Select, from the material below, each line with "matplotlib" in it.

-- Information supplied start --

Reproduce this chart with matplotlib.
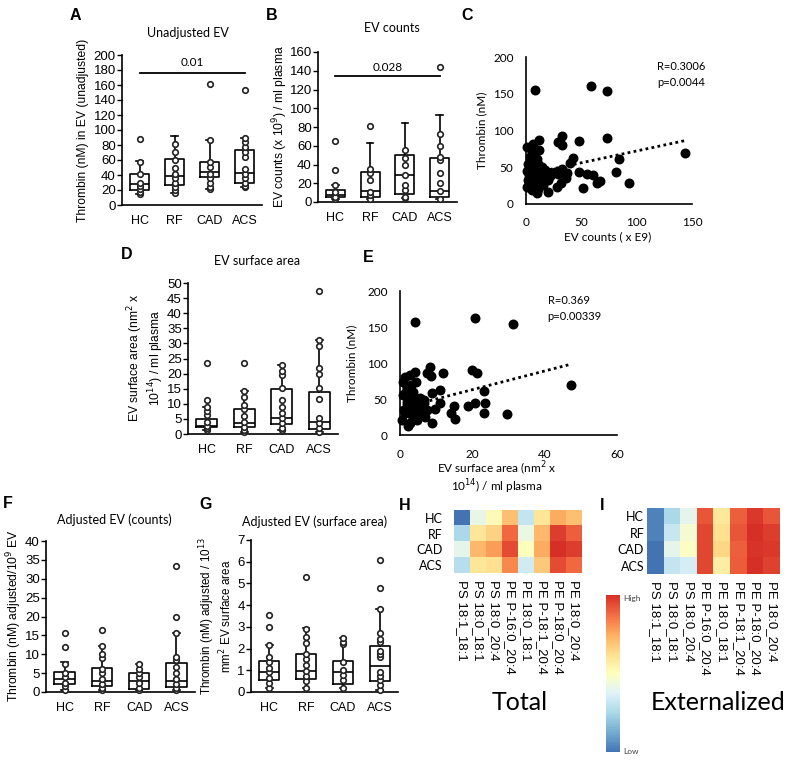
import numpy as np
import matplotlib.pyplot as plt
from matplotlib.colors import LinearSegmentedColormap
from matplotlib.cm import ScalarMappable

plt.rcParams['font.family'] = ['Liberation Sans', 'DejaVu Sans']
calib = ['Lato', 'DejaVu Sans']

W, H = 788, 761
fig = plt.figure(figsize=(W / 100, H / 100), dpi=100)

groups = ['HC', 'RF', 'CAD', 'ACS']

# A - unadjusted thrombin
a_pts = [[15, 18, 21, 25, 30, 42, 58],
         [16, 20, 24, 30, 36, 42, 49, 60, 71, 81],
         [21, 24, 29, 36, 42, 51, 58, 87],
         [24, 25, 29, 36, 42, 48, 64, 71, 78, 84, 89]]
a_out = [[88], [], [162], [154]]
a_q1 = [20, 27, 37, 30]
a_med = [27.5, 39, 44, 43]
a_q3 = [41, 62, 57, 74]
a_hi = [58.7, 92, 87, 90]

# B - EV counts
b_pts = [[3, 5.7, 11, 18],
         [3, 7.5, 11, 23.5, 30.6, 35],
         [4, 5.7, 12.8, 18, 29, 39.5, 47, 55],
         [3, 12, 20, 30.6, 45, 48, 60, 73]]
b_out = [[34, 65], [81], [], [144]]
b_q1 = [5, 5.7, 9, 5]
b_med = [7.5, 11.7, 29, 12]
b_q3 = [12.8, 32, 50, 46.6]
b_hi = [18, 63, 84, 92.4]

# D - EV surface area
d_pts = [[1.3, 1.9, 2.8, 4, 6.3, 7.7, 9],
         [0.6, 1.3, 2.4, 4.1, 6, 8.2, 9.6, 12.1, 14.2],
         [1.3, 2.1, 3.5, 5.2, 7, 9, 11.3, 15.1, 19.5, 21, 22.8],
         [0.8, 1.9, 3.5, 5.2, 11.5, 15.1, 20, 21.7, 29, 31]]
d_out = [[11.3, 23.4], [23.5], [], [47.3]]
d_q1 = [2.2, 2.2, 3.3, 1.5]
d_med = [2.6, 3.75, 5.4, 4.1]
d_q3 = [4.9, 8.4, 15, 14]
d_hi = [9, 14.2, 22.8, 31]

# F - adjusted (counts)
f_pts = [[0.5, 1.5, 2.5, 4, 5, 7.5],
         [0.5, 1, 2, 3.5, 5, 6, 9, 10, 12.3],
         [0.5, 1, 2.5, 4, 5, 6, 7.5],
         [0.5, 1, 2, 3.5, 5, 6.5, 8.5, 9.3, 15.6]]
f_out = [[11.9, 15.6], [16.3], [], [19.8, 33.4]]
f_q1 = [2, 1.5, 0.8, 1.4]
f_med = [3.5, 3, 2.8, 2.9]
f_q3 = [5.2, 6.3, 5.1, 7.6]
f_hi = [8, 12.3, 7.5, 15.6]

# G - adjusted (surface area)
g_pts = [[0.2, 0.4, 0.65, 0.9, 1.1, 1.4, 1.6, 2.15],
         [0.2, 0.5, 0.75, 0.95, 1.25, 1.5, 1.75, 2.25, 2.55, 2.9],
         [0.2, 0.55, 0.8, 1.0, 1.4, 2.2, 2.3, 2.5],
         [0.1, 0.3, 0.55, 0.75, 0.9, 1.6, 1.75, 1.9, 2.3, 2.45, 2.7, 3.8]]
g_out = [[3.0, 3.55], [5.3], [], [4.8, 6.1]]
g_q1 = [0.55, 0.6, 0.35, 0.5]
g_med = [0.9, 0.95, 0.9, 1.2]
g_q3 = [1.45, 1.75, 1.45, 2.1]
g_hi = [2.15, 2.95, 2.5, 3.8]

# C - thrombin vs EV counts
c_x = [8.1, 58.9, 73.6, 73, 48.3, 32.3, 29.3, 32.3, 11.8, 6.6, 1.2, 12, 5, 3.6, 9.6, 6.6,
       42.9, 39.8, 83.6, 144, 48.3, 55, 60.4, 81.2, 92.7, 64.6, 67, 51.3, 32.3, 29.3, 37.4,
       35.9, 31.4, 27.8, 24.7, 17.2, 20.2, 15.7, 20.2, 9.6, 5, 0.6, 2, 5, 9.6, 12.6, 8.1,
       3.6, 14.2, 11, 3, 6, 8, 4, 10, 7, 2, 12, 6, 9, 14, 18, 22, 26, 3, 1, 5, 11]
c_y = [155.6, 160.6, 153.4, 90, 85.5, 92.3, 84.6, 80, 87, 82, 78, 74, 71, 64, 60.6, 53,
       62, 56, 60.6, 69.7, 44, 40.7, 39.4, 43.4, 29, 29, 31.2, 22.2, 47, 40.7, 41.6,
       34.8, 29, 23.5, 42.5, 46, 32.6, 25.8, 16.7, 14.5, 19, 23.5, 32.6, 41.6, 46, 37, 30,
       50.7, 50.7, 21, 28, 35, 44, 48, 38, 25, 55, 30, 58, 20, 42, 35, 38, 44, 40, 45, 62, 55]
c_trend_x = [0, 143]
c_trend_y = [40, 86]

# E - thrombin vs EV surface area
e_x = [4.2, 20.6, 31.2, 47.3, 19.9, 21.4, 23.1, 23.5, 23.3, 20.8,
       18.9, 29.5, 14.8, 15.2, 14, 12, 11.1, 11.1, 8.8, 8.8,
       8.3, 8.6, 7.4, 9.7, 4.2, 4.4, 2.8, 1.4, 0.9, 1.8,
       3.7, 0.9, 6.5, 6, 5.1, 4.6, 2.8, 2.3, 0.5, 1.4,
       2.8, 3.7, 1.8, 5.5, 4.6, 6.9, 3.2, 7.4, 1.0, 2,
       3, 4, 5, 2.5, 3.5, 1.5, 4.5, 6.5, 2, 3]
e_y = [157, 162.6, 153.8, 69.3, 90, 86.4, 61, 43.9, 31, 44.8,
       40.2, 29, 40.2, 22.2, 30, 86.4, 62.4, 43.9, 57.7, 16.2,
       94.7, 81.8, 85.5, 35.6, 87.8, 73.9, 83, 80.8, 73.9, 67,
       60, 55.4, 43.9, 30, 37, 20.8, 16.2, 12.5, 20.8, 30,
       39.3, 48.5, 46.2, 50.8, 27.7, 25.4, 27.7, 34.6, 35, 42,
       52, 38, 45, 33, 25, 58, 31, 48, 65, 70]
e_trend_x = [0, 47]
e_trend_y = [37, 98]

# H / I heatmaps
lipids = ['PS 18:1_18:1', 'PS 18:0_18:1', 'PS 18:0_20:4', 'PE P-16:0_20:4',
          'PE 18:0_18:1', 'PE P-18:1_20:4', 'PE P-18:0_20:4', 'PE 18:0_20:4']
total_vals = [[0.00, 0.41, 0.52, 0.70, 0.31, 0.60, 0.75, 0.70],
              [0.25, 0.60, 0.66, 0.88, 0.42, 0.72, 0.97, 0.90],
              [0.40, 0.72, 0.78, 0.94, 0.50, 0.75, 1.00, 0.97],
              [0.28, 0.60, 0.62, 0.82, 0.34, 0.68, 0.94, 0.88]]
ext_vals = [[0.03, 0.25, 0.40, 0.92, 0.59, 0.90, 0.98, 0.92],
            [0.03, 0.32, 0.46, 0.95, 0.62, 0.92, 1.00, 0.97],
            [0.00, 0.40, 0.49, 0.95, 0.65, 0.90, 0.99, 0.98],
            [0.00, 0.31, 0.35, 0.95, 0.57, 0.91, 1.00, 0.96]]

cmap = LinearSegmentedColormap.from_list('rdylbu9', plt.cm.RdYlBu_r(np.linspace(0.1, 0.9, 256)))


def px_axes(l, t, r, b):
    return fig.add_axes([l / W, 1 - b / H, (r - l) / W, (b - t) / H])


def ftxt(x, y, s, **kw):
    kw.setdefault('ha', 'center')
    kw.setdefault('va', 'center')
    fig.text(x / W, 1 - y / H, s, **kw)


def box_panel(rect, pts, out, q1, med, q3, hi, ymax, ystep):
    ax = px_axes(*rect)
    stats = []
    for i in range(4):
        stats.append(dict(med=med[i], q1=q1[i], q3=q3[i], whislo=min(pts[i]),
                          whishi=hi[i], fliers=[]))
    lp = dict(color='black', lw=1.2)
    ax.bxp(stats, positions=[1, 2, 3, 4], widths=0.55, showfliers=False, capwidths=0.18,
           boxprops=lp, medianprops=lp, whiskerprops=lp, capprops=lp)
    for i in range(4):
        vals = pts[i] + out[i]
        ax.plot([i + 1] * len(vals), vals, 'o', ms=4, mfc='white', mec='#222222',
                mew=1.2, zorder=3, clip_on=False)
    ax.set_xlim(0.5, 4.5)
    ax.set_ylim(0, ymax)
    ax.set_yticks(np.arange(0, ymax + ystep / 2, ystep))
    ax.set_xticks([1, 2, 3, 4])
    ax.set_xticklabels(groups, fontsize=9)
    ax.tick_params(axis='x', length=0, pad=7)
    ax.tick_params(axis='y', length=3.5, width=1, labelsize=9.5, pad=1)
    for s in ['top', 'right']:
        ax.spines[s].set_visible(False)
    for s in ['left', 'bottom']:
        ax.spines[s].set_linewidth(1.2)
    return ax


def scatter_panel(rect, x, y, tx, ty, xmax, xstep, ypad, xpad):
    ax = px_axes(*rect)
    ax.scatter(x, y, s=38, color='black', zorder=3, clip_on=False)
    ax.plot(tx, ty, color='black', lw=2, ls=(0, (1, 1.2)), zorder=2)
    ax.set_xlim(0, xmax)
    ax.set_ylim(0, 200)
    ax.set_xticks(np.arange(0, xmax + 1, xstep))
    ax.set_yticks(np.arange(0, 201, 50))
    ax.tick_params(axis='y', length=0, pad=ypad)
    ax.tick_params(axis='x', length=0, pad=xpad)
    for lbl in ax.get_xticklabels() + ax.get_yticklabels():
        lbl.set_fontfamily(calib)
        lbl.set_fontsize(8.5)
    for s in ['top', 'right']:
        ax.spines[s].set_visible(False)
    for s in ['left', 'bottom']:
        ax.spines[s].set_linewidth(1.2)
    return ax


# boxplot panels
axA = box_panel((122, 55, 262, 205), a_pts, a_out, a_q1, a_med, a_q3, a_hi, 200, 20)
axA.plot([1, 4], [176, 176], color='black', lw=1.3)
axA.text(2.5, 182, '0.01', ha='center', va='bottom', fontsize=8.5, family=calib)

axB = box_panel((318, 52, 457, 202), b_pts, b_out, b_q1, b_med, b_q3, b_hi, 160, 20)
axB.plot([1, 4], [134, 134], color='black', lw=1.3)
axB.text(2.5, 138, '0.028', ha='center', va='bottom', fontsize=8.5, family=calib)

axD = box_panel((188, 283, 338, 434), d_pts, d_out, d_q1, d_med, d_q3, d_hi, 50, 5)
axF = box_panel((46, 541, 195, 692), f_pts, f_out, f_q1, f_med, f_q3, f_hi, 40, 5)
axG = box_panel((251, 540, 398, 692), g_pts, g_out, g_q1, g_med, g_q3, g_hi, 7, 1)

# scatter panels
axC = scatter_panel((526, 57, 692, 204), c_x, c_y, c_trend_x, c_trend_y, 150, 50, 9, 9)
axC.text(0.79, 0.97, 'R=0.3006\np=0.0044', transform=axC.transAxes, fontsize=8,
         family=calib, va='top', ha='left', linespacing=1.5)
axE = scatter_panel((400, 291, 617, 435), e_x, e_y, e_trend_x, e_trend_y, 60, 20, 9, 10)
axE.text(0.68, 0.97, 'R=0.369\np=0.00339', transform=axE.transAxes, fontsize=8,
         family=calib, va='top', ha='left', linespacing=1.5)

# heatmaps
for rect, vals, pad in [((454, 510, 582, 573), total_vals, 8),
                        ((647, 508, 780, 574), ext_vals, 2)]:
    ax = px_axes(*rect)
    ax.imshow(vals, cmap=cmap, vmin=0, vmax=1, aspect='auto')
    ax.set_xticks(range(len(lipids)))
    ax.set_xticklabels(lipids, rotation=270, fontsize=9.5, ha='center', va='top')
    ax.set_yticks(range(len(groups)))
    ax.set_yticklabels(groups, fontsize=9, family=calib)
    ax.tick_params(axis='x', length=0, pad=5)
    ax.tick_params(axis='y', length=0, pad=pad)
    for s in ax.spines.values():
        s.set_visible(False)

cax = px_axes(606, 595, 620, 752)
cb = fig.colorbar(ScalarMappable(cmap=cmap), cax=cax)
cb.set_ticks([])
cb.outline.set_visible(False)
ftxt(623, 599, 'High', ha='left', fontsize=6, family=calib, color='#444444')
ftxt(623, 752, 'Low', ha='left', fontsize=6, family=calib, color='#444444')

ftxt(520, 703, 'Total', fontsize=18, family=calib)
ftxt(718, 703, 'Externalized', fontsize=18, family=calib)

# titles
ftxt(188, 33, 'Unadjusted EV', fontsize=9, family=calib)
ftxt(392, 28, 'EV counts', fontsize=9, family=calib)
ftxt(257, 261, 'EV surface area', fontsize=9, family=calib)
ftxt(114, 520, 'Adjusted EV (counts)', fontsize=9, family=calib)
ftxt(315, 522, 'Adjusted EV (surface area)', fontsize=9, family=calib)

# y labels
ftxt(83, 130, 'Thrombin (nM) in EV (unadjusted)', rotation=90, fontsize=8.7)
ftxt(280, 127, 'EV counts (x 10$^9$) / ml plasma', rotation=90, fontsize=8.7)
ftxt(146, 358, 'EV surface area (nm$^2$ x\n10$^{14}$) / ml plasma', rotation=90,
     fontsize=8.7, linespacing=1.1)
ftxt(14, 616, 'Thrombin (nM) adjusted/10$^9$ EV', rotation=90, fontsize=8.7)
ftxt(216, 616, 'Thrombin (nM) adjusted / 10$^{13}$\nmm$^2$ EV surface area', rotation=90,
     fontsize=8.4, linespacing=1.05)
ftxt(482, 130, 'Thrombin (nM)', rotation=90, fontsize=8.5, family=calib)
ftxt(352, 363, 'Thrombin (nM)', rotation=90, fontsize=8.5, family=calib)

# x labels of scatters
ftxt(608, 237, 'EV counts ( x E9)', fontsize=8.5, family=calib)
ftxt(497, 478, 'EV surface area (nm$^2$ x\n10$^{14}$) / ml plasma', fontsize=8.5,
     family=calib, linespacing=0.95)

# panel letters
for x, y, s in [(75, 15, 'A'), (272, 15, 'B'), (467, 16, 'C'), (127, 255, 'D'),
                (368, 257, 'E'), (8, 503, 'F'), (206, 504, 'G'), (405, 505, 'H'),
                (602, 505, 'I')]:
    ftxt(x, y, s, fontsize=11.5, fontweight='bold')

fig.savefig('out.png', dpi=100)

-- Information supplied end --

(Solution to the problem):
Reproduce this chart with matplotlib.
import matplotlib.pyplot as plt
from matplotlib.colors import LinearSegmentedColormap
from matplotlib.cm import ScalarMappable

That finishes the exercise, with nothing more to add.